═════ GIVEN DATA

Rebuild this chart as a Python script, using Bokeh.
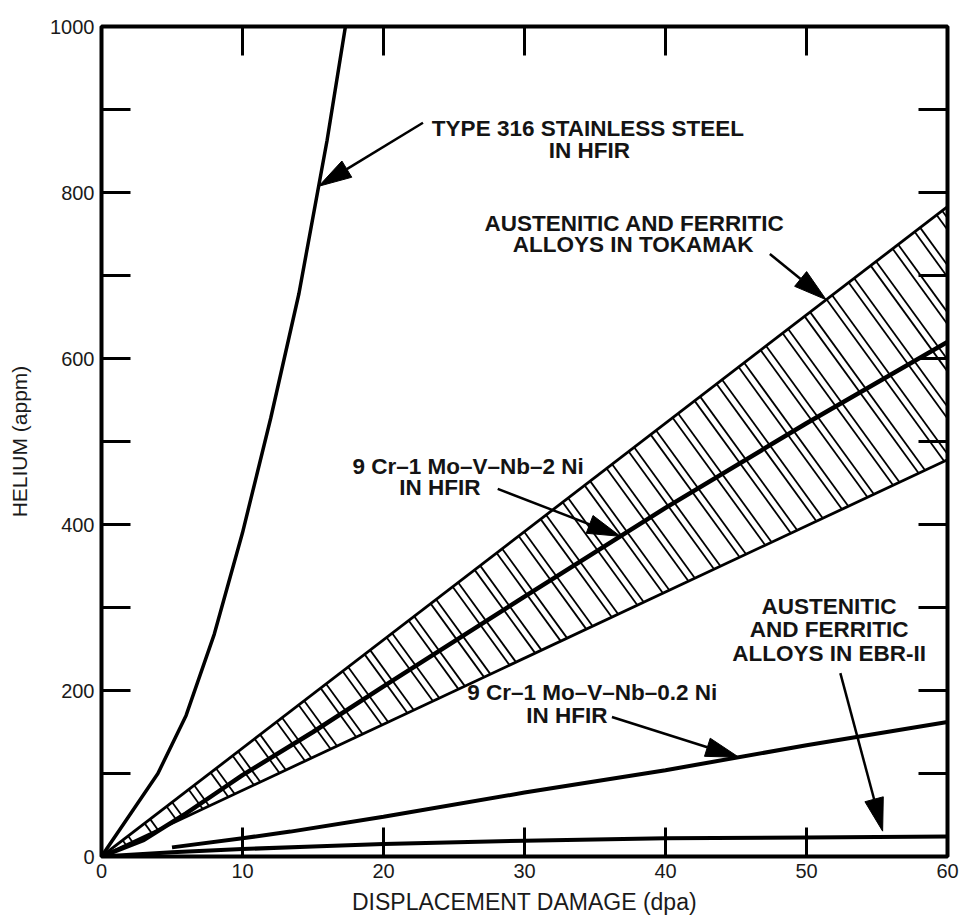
import numpy as np
from bokeh.plotting import figure
from bokeh.models import Range1d, LinearAxis, FixedTicker
from bokeh.core.properties import value
from bokeh.embed import file_html
from bokeh.resources import INLINE

# ---- helium generation vs displacement damage ----
dpa_316 = [0, 2, 4, 5, 6, 8, 10, 12, 14, 16, 17.3]
he_316 = [0, 50, 100, 135, 170, 268, 390, 528, 678, 863, 1000]

dpa_band = [0, 60]
he_band_upper = [0, 783]
he_band_lower = [0, 478]

dpa_2ni = [0, 3, 6, 8, 10, 15, 20, 30, 40, 50, 60]
he_2ni = [0, 20, 52, 75, 98, 150, 205, 313, 420, 522, 620]

dpa_02ni = [5, 10, 13.4, 20, 30, 40, 50, 60]
he_02ni = [11, 22, 30, 48, 77, 104, 134, 162]

dpa_ebr = [0, 5, 10, 15, 20, 30, 40, 50, 60]
he_ebr = [0, 5, 9, 12, 15, 19, 22, 23, 24]

x_ticks = [0, 10, 20, 30, 40, 50, 60]
y_ticks = [0, 200, 400, 600, 800, 1000]
y_minor = [100, 300, 500, 700, 900]

FONT = value("Liberation Sans")
FRAME_W, FRAME_H = 846, 830
X_MAX, Y_MAX = 60, 1000
SX, SY = FRAME_W / X_MAX, FRAME_H / Y_MAX  # pixels per data unit

p = figure(frame_width=FRAME_W, frame_height=FRAME_H,
           x_range=Range1d(0, X_MAX), y_range=Range1d(0, Y_MAX),
           output_backend="svg", toolbar_location=None,
           min_border_left=101, min_border_right=15,
           min_border_top=26, min_border_bottom=60,
           background_fill_color="white", border_fill_color="white")
p.grid.visible = False
p.outline_line_color = "black"
p.outline_line_width = 4

def style_axis(ax, ticks, minor=(), show_labels=True):
    ax.ticker = FixedTicker(ticks=list(ticks), minor_ticks=list(minor))
    ax.axis_line_color = None
    ax.major_tick_in = 29
    ax.major_tick_out = 0
    ax.minor_tick_in = 29
    ax.minor_tick_out = 0
    ax.major_tick_line_width = 3
    ax.minor_tick_line_width = 3
    ax.major_tick_line_color = "black"
    ax.minor_tick_line_color = "black"
    if show_labels:
        ax.major_label_text_font = "Liberation Sans"
        ax.major_label_text_font_size = "20px"
        ax.major_label_text_color = "#1a1a1a"
    else:
        ax.major_label_text_font_size = "0px"
        ax.major_label_standoff = 0

style_axis(p.xaxis[0], x_ticks)
p.xaxis[0].major_label_standoff = 7
p.xaxis[0].axis_label = "DISPLACEMENT DAMAGE (dpa)"
p.xaxis[0].axis_label_standoff = 8
p.xaxis[0].axis_label_text_font_size = "23px"

style_axis(p.yaxis[0], y_ticks, y_minor)
p.yaxis[0].major_label_standoff = 7
p.yaxis[0].axis_label = "HELIUM (appm)"
p.yaxis[0].axis_label_standoff = 16
p.yaxis[0].axis_label_text_font_size = "21px"

for ax in (p.xaxis[0], p.yaxis[0]):
    ax.axis_label_text_font = "Liberation Sans"
    ax.axis_label_text_font_style = "normal"
    ax.axis_label_text_color = "#1a1a1a"

top = LinearAxis()
style_axis(top, x_ticks, show_labels=False)
p.add_layout(top, "above")
right = LinearAxis()
style_axis(right, y_ticks, y_minor, show_labels=False)
p.add_layout(right, "right")

# ---- hatched tokamak band: pairs of thin lines crossing the band ----
s_hi = he_band_upper[-1] / dpa_band[-1]
s_lo = he_band_lower[-1] / dpa_band[-1]
ang = np.deg2rad(54)
hx, hy = np.cos(ang) / SX, -np.sin(ang) / SY     # one screen pixel along the hatch
pair_step = 22 / SX
pair_gap = 5.5 / SX
hatch_xs, hatch_ys = [], []
for x0 in np.arange(1.5, dpa_band[-1], pair_step):
    for xu in (x0, x0 + pair_gap):
        yu = s_hi * xu
        t = xu * (s_hi - s_lo) / (s_lo * hx - hy)
        hatch_xs.append([xu, xu + t * hx])
        hatch_ys.append([yu, yu + t * hy])
p.multi_line(hatch_xs, hatch_ys, line_color="black", line_width=1.8)

p.line(dpa_band, he_band_upper, line_color="black", line_width=2.8)
p.line(dpa_band, he_band_lower, line_color="black", line_width=2.8)

# ---- curves ----
p.line(dpa_2ni, he_2ni, line_color="black", line_width=4.5)
p.line(dpa_316, he_316, line_color="black", line_width=3.5)
p.line(dpa_02ni, he_02ni, line_color="black", line_width=4)
p.line(dpa_ebr, he_ebr, line_color="black", line_width=4)

# ---- annotations ----
labels = [
    ("TYPE 316 STAINLESS STEEL", 34.5, 877),
    ("IN HFIR", 34.6, 851),
    ("AUSTENITIC AND FERRITIC", 37.8, 763),
    ("ALLOYS IN TOKAMAK", 37.7, 737),
    ("9 Cr–1 Mo–V–Nb–2 Ni", 26.0, 470),
    ("IN HFIR", 24.0, 444),
    ("AUSTENITIC", 51.6, 301),
    ("AND FERRITIC", 51.6, 274),
    ("ALLOYS IN EBR-II", 51.6, 245),
    ("9 Cr–1 Mo–V–Nb–0.2 Ni", 34.8, 197),
    ("IN HFIR", 33.0, 170),
]
p.text(x=[l[1] for l in labels], y=[l[2] for l in labels], text=[l[0] for l in labels],
       text_font=FONT, text_font_size="22.5px", text_font_style="bold",
       text_color="#141414", text_align="center", text_baseline="middle")

# arrows: tail position, and tip placed on the curve it points to
arrows = [
    ((22.8, 884), 15.4, dpa_316, he_316, 0),
    ((47.4, 726), 51.4, dpa_band, he_band_upper, 0),
    ((28.1, 443), 36.8, dpa_2ni, he_2ni, 0),
    ((36.2, 168), 45.2, dpa_02ni, he_02ni, 0),
    ((52.4, 221), 55.4, dpa_ebr, he_ebr, 7),
]
HEAD_LEN, HEAD_HALF = 33, 9.5
seg_x0, seg_y0, seg_x1, seg_y1 = [], [], [], []
heads_x, heads_y = [], []
for (tx, ty), xt, xs, ys, lift in arrows:
    yt = float(np.interp(xt, xs, ys)) + lift
    # work in screen pixels so the heads keep their shape
    dxp, dyp = (xt - tx) * SX, (yt - ty) * SY
    n = np.hypot(dxp, dyp)
    ux, uy = dxp / n, dyp / n
    bx, by = xt - HEAD_LEN * ux / SX, yt - HEAD_LEN * uy / SY
    nx, ny = -uy, ux
    heads_x.append([xt, bx + HEAD_HALF * nx / SX, bx - HEAD_HALF * nx / SX])
    heads_y.append([yt, by + HEAD_HALF * ny / SY, by - HEAD_HALF * ny / SY])
    seg_x0.append(tx); seg_y0.append(ty); seg_x1.append(bx); seg_y1.append(by)
p.segment(seg_x0, seg_y0, seg_x1, seg_y1, line_color="black", line_width=2.5)
p.patches(heads_x, heads_y, fill_color="black", line_color="black", line_width=1)

open("out.html", "w").write(file_html(p, INLINE))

══════════

(STATED EXERCISE):
Only the lines from the start of the material through the line containing "from bokeh.resources import INLINE" should be transcribed. Pictures stay out.

(OUTPUT BELOW):
Rebuild this chart as a Python script, using Bokeh.
import numpy as np
from bokeh.plotting import figure
from bokeh.models import Range1d, LinearAxis, FixedTicker
from bokeh.core.properties import value
from bokeh.embed import file_html
from bokeh.resources import INLINE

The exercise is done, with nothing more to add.